About the Team
The Data Platform and Observability team is based in Pleasanton,CA; Boston,MA and Dublin, Ireland. We enable real time insights across Workday’s platforms, infrastructure and applications. Our focus is on the development of a large scale distributed data platform to support mission critical Workday applications.
The team provides software for collection, ingestion, storage & visualization of critical data assets. We handle 100s of terabytes of data in the form of billions of messages produced daily by Workday applications and underlying services. If you enjoy writing efficient software or tuning and scaling large distributed systems you will enjoy working with us.

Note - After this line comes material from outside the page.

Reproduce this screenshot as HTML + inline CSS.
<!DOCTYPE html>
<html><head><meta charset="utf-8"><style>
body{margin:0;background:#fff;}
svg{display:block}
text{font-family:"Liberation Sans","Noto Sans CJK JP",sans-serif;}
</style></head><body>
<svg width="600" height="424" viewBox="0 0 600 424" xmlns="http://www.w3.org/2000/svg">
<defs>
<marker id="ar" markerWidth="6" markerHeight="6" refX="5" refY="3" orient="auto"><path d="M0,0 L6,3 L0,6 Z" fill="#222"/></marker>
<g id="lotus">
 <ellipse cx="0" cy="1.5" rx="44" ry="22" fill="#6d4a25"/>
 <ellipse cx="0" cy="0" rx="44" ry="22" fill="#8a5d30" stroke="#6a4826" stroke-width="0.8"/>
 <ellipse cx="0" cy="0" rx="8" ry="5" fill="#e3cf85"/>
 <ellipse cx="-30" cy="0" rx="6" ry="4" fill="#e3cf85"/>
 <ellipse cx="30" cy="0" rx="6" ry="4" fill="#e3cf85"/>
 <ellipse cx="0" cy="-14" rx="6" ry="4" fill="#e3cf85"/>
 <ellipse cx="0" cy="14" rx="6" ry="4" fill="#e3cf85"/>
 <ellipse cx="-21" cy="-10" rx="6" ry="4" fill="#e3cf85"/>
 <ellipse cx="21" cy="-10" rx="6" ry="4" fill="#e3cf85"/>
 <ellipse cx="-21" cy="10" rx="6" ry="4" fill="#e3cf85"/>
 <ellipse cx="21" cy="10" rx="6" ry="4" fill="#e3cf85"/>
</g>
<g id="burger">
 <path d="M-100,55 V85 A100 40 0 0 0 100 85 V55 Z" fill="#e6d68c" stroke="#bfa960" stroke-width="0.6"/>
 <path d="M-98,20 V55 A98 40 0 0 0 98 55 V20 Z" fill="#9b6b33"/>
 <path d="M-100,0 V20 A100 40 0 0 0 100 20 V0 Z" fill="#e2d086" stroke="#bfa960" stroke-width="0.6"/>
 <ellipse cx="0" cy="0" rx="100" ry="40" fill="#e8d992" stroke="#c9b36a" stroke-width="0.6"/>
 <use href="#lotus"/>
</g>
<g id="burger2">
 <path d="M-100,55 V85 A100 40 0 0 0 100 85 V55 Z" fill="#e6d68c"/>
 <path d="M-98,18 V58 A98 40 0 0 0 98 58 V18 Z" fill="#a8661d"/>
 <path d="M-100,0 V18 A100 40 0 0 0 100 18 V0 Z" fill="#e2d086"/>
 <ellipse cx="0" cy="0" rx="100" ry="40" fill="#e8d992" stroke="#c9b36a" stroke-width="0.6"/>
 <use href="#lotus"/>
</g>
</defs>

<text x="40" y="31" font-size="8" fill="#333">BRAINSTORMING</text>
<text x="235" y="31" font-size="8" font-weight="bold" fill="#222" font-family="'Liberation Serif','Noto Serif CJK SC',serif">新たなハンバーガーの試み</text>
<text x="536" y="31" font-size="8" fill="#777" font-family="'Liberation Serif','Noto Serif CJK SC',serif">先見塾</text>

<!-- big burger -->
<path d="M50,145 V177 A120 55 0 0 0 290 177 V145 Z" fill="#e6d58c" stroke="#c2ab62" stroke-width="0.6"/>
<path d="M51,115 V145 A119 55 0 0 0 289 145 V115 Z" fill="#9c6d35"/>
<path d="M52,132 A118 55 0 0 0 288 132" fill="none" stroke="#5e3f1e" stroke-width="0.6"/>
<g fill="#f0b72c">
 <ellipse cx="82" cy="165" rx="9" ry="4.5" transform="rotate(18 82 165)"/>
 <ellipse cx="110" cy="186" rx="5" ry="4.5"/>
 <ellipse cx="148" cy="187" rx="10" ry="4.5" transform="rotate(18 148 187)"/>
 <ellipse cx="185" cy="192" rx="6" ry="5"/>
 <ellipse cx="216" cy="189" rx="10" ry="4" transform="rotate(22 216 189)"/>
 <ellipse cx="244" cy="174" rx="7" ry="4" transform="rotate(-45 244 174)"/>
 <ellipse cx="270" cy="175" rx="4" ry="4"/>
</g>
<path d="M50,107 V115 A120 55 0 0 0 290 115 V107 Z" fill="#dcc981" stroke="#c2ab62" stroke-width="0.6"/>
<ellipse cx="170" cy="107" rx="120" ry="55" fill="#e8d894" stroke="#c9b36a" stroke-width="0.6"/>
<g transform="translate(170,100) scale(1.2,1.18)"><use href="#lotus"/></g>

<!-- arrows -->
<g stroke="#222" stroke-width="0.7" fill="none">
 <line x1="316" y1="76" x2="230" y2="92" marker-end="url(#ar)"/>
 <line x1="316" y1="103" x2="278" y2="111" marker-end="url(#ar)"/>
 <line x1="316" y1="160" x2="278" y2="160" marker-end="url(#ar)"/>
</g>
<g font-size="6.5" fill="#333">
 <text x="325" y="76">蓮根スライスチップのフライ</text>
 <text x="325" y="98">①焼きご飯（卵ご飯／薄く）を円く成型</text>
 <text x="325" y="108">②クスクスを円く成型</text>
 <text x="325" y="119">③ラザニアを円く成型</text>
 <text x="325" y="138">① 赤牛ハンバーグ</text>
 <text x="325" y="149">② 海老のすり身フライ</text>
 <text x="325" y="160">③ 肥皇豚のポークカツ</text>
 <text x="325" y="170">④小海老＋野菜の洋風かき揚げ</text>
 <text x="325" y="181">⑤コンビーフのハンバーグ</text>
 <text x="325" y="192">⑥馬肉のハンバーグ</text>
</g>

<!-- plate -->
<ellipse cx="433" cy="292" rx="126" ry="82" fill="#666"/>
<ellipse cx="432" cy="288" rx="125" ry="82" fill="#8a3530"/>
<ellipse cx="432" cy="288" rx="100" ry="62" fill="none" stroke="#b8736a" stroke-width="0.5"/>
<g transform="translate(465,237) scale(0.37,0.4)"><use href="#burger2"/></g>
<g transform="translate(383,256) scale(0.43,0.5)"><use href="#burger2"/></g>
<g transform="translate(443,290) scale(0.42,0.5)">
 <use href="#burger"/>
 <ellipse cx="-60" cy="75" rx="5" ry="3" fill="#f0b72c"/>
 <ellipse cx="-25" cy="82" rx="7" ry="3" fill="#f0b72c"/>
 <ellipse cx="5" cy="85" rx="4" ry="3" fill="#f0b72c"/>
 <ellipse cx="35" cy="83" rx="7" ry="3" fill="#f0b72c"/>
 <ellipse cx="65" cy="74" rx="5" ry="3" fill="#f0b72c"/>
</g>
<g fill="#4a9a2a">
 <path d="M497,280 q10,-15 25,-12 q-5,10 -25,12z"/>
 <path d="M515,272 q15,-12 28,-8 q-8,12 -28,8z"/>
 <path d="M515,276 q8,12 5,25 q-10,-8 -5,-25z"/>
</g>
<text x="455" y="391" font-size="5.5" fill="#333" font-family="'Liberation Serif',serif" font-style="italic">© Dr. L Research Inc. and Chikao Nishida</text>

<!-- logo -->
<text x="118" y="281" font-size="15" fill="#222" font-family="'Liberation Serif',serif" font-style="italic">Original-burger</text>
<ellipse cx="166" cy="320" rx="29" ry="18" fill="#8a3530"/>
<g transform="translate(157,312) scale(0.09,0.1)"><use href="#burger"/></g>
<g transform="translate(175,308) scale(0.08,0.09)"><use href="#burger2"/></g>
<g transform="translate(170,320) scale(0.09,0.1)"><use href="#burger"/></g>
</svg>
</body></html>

Do you want to work on leveraging Workday’s vast computing resources with its rich and extensive datasets? To work with world class engineers and facilitate the development of the Observability data platform? If so, we should chat.
About the Role
- You will architect, design and build critical Kubernetes orchestrated Data Platform and Infrastructure services that need high reliability and availability at massive scale.
- You will design and develop core software modules used to build real-time and batch data processing.

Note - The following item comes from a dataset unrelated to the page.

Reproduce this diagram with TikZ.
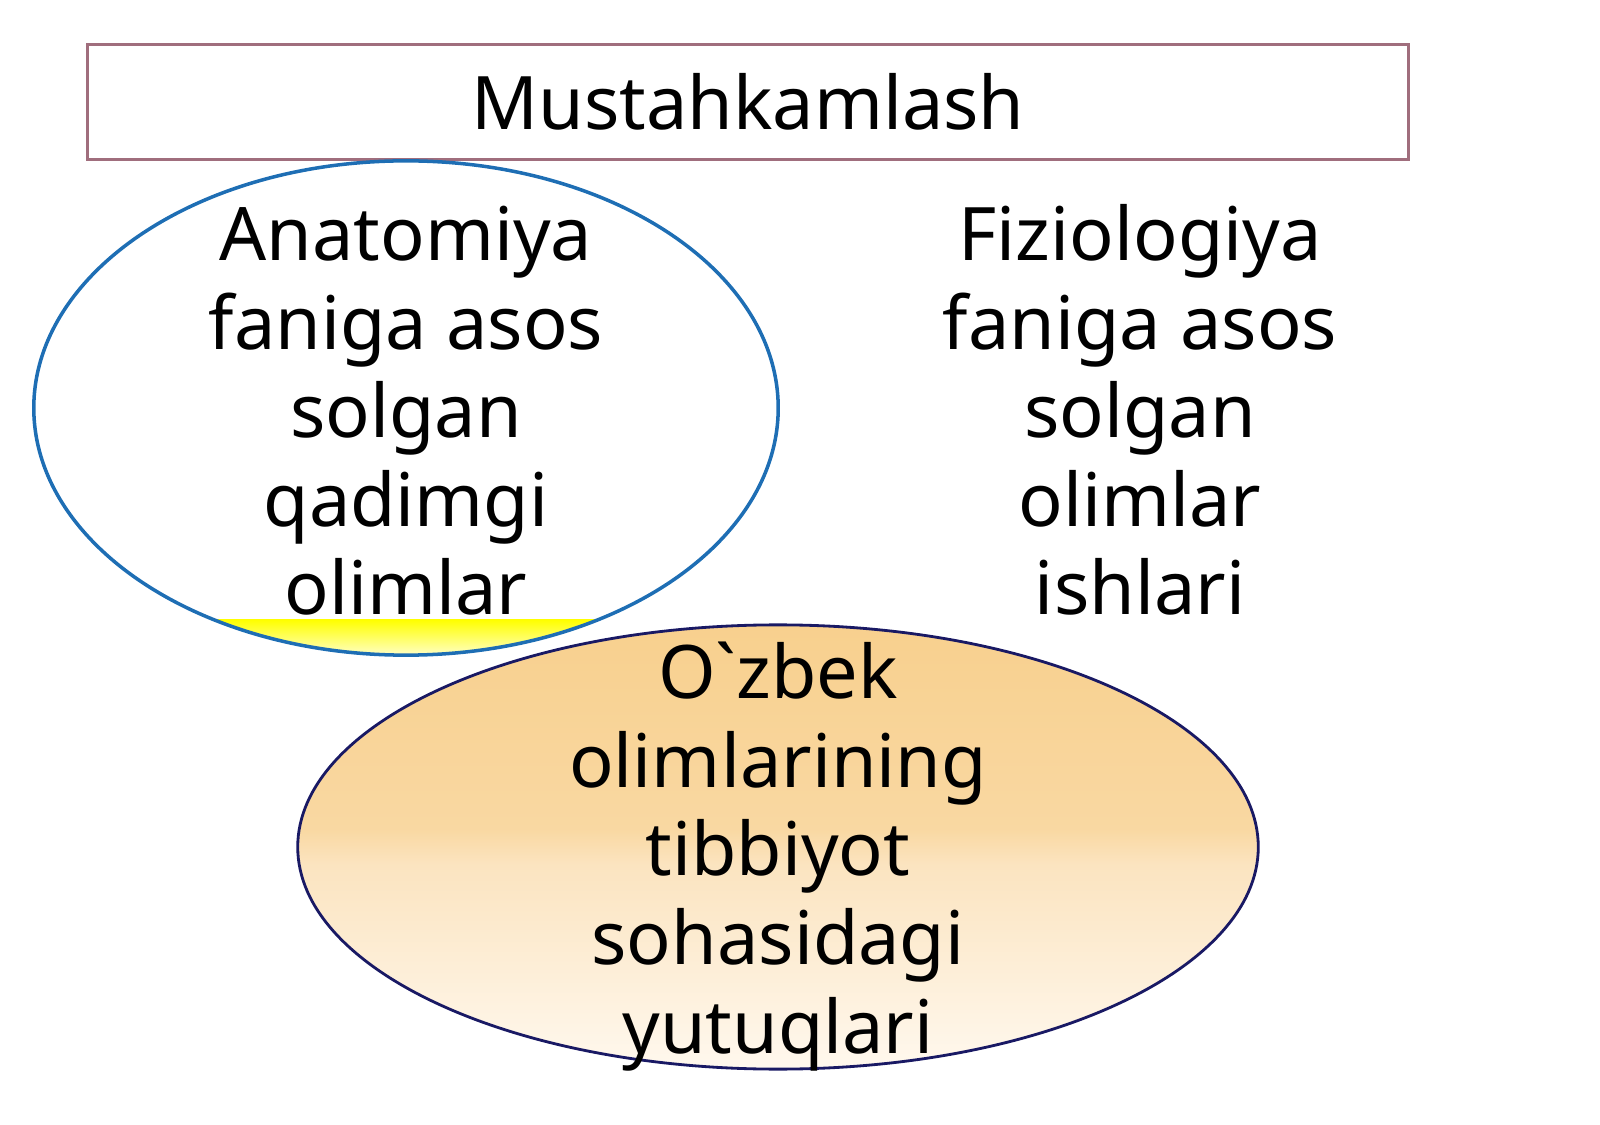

- You will work with all aspects of data processing with a keen eye for data quality, data integrity and data availability.

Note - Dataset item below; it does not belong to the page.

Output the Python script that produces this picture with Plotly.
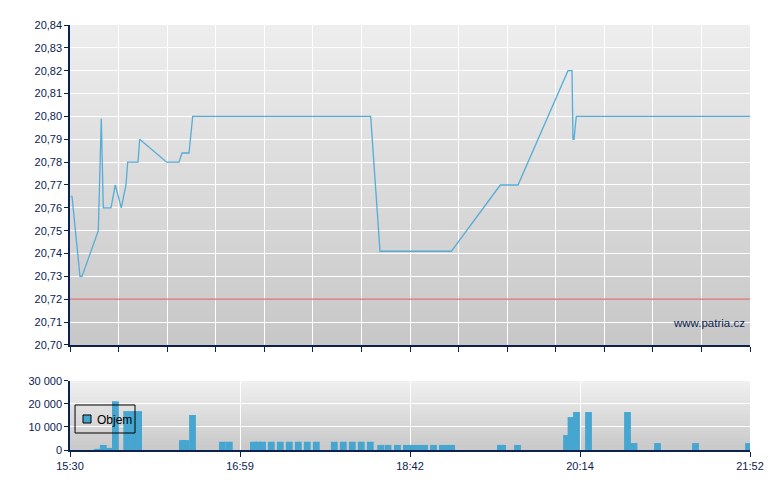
import numpy as np
import plotly.graph_objects as go

# axis anchors (labels sit at quarter positions, the time scale is not linear)
tick_labels = ["15:30", "16:59", "18:42", "20:14", "21:52"]

# price series
price_times = ["15:30:22", "15:31:03", "15:35:14", "15:36:17", "15:44:49", "15:46:23",
               "15:47:26", "15:51:28", "15:53:43", "15:56:51", "15:59:19", "16:00:12",
               "16:05:36", "16:06:29", "16:20:37", "16:27:04", "16:28:38", "16:32:18",
               "16:34:14", "18:18:11", "18:23:49", "19:04:21", "19:30:52", "19:40:27",
               "20:07:30", "20:09:40", "20:10:13", "20:10:45", "20:12:00", "21:52:00"]
price_values = [20.765, 20.765, 20.73, 20.73, 20.75, 20.799,
                20.76, 20.76, 20.77, 20.76, 20.77, 20.78,
                20.78, 20.79, 20.78, 20.78, 20.784, 20.784,
                20.80, 20.80, 20.741, 20.741, 20.77, 20.77,
                20.82, 20.82, 20.79, 20.79, 20.80, 20.80]
prev_close = 20.72

# volume series
vol_times = ["15:44:24", "15:47:26", "15:50:31", "15:53:46", "15:59:41", "16:02:59",
             "16:05:55", "16:28:50", "16:30:31", "16:34:08", "16:49:47", "16:53:24",
             "17:07:07", "17:09:54", "17:12:42", "17:17:58", "17:23:25", "17:28:52",
             "17:34:19", "17:39:46", "17:45:14", "17:56:08", "18:01:35", "18:07:02",
             "18:12:29", "18:17:56", "18:24:14", "18:28:40", "18:34:25", "18:39:49",
             "18:43:31", "18:46:59", "18:49:54", "18:54:43", "18:59:32", "19:02:01",
             "19:04:31", "19:30:55", "19:32:07", "19:40:11", "20:06:42", "20:09:08",
             "20:12:06", "20:18:54", "20:41:23", "20:45:08", "20:58:41", "21:20:35",
             "21:51:09"]
vol_values = [500, 2200, 900, 21200, 16900, 16900,
              16900, 4300, 4300, 15200, 3600, 3600,
              3600, 3600, 3600, 3600, 3600, 3600,
              3600, 3600, 3600, 3600, 3600, 3600,
              3600, 3600, 2200, 2200, 2200, 2200,
              2200, 2200, 2200, 2200, 2200, 2200,
              2200, 2200, 2200, 2200, 6500, 14300,
              16500, 16500, 16500, 3000, 3000, 3000,
              3000]
legend_label = "Objem"


def to_minutes(t):
    parts = [int(p) for p in t.split(":")]
    while len(parts) < 3:
        parts.append(0)
    return parts[0] * 60 + parts[1] + parts[2] / 60.0


anchor_min = [to_minutes(t) for t in tick_labels]
anchor_pos = [0, 25, 50, 75, 100]


def to_pos(times):
    return np.interp([to_minutes(t) for t in times], anchor_min, anchor_pos)


NAVY = "#0b2250"
BLUE = "#46a6cf"
FONT = "Liberation Sans, Arial, sans-serif"

fig = go.Figure()
fig.add_trace(go.Scatter(x=to_pos(price_times), y=price_values, mode="lines",
                         line=dict(color="#55acd6", width=1.3),
                         showlegend=False, xaxis="x", yaxis="y"))
fig.add_trace(go.Bar(x=to_pos(vol_times), y=vol_values, width=1.0,
                     marker=dict(color=BLUE, line=dict(width=0)),
                     name=legend_label, showlegend=False, xaxis="x2", yaxis="y2"))

# gradient backgrounds (stacked bands, each overlapping the one above)
shapes = []
for xref, yref, top, bot, n in [("x domain", "y domain", 238, 200, 40),
                                ("x2 domain", "y2 domain", 241, 201, 20)]:
    for i in range(n):
        c = int(round(top + (bot - top) * (i + 0.5) / n))
        shapes.append(dict(type="rect", xref=xref, yref=yref, x0=0, x1=1,
                           y0=1 - (i + 1) / n, y1=min(1, 1 - i / n + 0.5 / n),
                           fillcolor=f"rgb({c},{c},{c})", line=dict(width=0), layer="below"))
shapes.append(dict(type="line", xref="x domain", yref="y", x0=0, x1=1,
                   y0=prev_close, y1=prev_close,
                   line=dict(color="rgba(215,95,95,0.75)", width=1.5)))
# hand-drawn legend box
shapes.append(dict(type="rect", xref="paper", yref="paper", x0=0.0074, x1=0.0956,
                   y0=0.040, y1=0.1059, line=dict(color="black", width=1)))
shapes.append(dict(type="rect", xref="paper", yref="paper", x0=0.0191, x1=0.0309,
                   y0=0.0635, y1=0.0824, fillcolor=BLUE, line=dict(color="black", width=1)))

axis_common = dict(showline=True, linecolor=NAVY, linewidth=1.5, ticks="outside",
                   tickcolor=NAVY, tickfont=dict(family=FONT, size=11, color=NAVY),
                   gridcolor="white", gridwidth=1, zeroline=False)

fig.update_layout(
    width=772, height=482,
    margin=dict(l=62, r=30, t=17, b=40),
    paper_bgcolor="white", plot_bgcolor="white",
    separators=", ",
    font=dict(family=FONT, size=11, color=NAVY),
    shapes=shapes,
    showlegend=False,
    xaxis=dict(domain=[0, 1], anchor="y", range=[0, 100],
               tickvals=list(np.linspace(0, 100, 15)), showticklabels=False,
               ticklen=5, showgrid=True, **axis_common),
    yaxis=dict(domain=[0.2471, 1], anchor="x", range=[20.70, 20.84], dtick=0.01,
               tickformat=".2f", ticklen=4, showgrid=True, **axis_common),
    xaxis2=dict(domain=[0, 1], anchor="y2", range=[0, 100],
                tickvals=anchor_pos, ticktext=tick_labels, ticklen=5,
                showgrid=True, **axis_common),
    yaxis2=dict(domain=[0, 0.1624], anchor="x2", range=[0, 30000], dtick=10000,
                tickformat=",.0f", ticklen=4, showgrid=True, **axis_common),
    annotations=[
        dict(text="www.patria.cz", xref="paper", yref="paper",
             x=0.9955, y=0.299, xanchor="right", yanchor="middle",
             showarrow=False, font=dict(family=FONT, size=11.5, color=NAVY)),
        dict(text=legend_label, xref="paper", yref="paper",
             x=0.0368, y=0.0706, xanchor="left", yanchor="middle",
             showarrow=False, font=dict(family=FONT, size=12, color="black")),
    ],
)

fig.write_html("out.html")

- You will debug, solve and scale distributed systems. You will participate in the on-call rotation supporting the data platform.
- You love building distributed applications orchestrated through Kubernetes and that make use of innovative technologies such as Istio service mesh, containerisation, etc.
- You must currently be in a hands-on role. Must have strong coding skills (Ruby/Java/Scala/Python/Go).
- You must have a solid understanding of high performance data capture and collection systems, how to design APIs around these systems and how to design for reliable delivery of data.
- You have experience with building API services (REST/gRPC etc) that scale to millions of requests per second and are an expert at scaling such systems.
- You understand the internals of distributed systems like Kubernetes, Kafka, Spark, Flink, ElasticSearch, etc.
- Ability to prioritize multiple tasks in a fast-paced environment.
- You have strong communication skills both written and verbal.